“A beautiful, savage, tender, searing work of art. Sentence after perfect
sentence it grips and does not let go.” (Donal Ryan). “A violent, superbly
lyrical western offering a sweeping vision of America in the making [and] the
most fascinating line-by-line first person narration I've come across in
years.” (Kazuo Ishiguro). “I am thinking of the days without end of my
life…” After signing up for the US army in the 1850s, aged barely seventeen,
Thomas McNulty and his brother-in-arms, John Cole, go on to fight in the Indian
wars and, ultimately, the Civil War. Having fled terrible hardships they find
these days to be vivid and filled with wonder, despite the horrors they both see
and are complicit in. Their lives are further enriched and imperilled when a
young Indian girl crosses their path, and the possibility of lasting happiness
emerges, if only they can survive.

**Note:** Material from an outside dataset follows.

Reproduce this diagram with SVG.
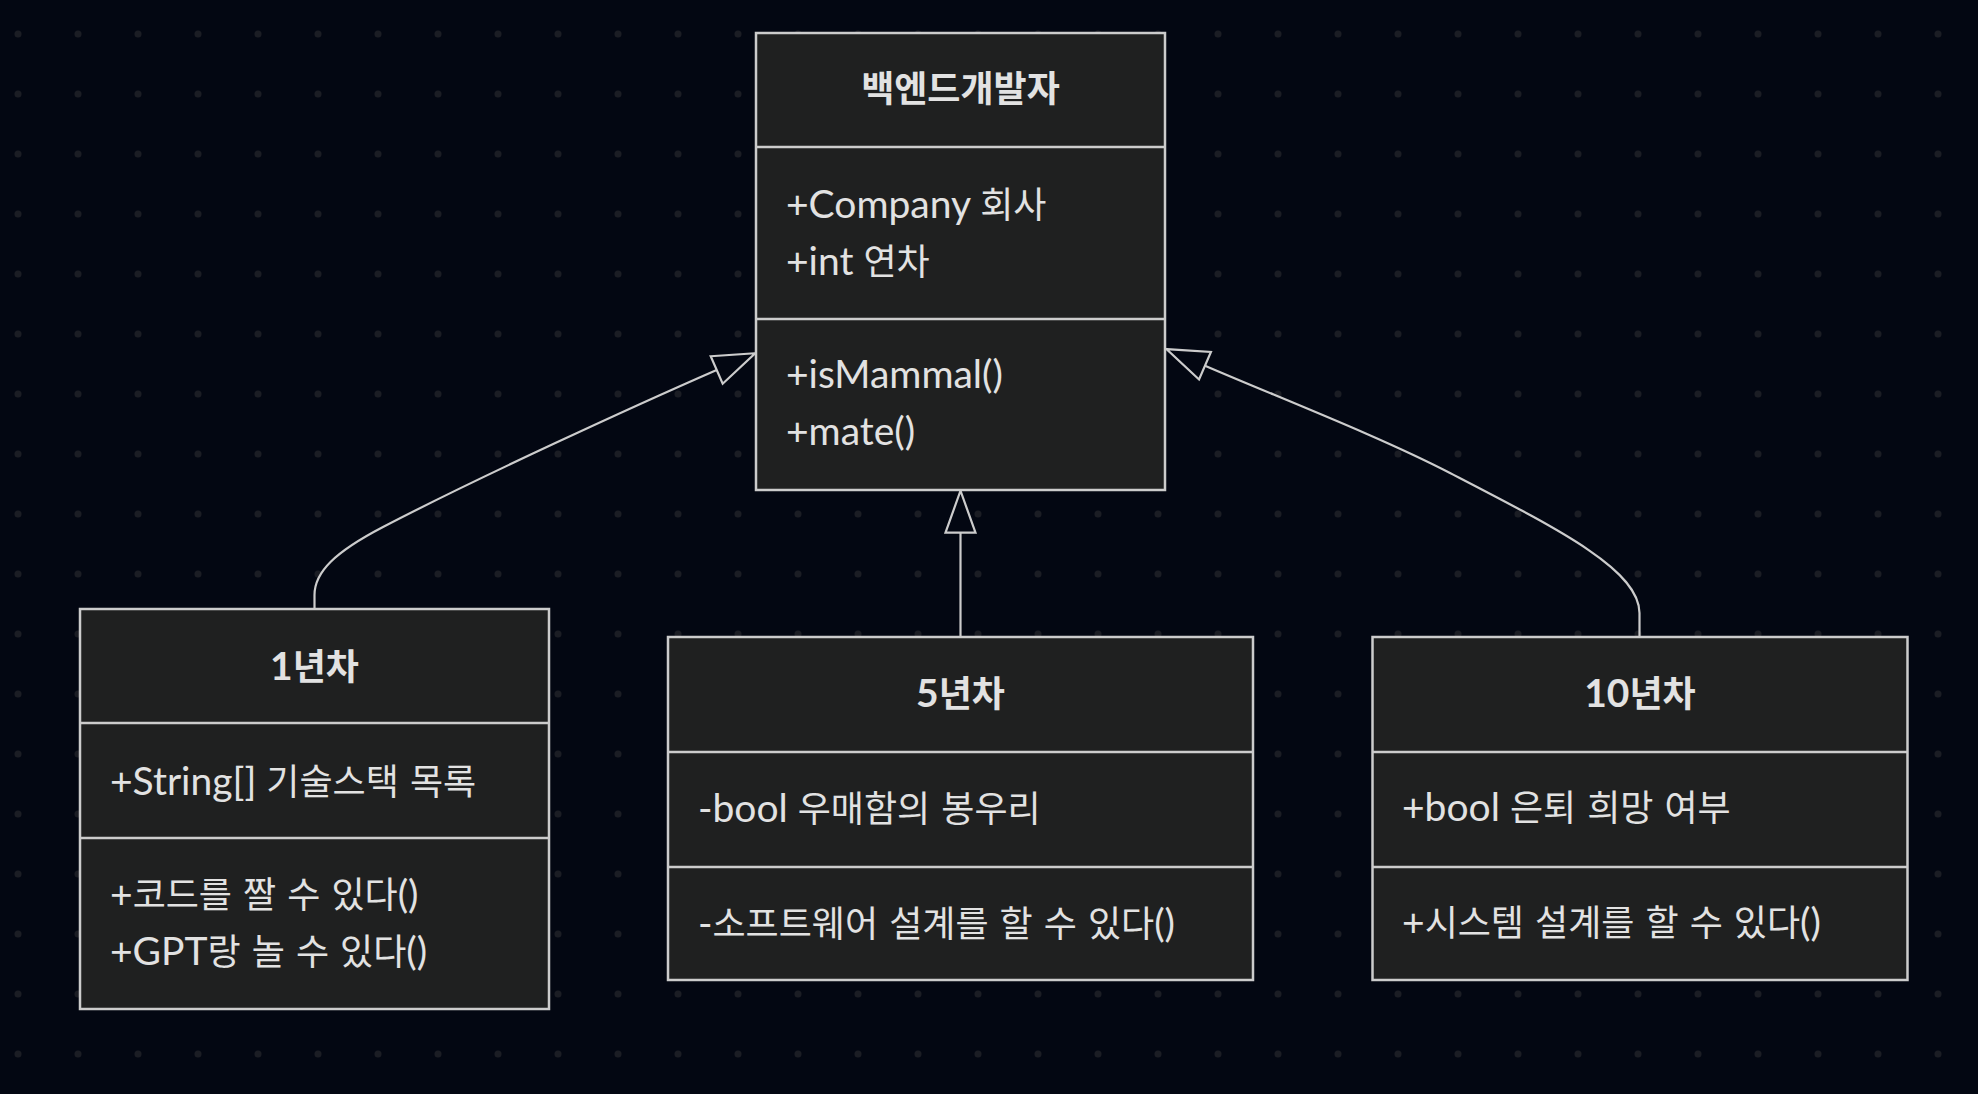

Moving from the plains of the West to
Tennessee, Sebastian Barry's latest work is a masterpiece of atmosphere and
language. Both an intensely poignant story of two men and the lives they are
dealt, and a fresh look at some of the most fateful years in America's past,
Days Without End is a novel never to be forgotten.
Author Biography
Sebastian Barry was born in Dublin in 1955. His novels and plays have won the
Costa Book of the Year award, the Kerry Group Irish Fiction Prize, the Irish
Book Awards Novel of the Year, the Independent Booksellers Prize and the James
Tait Black Memorial Prize. He also had two consecutive novels, A Long Long Way
(2005) and the top ten bestseller The Secret Scripture (2008), shortlisted for
the MAN Booker Prize. He lives in Wicklow with his wife and three children.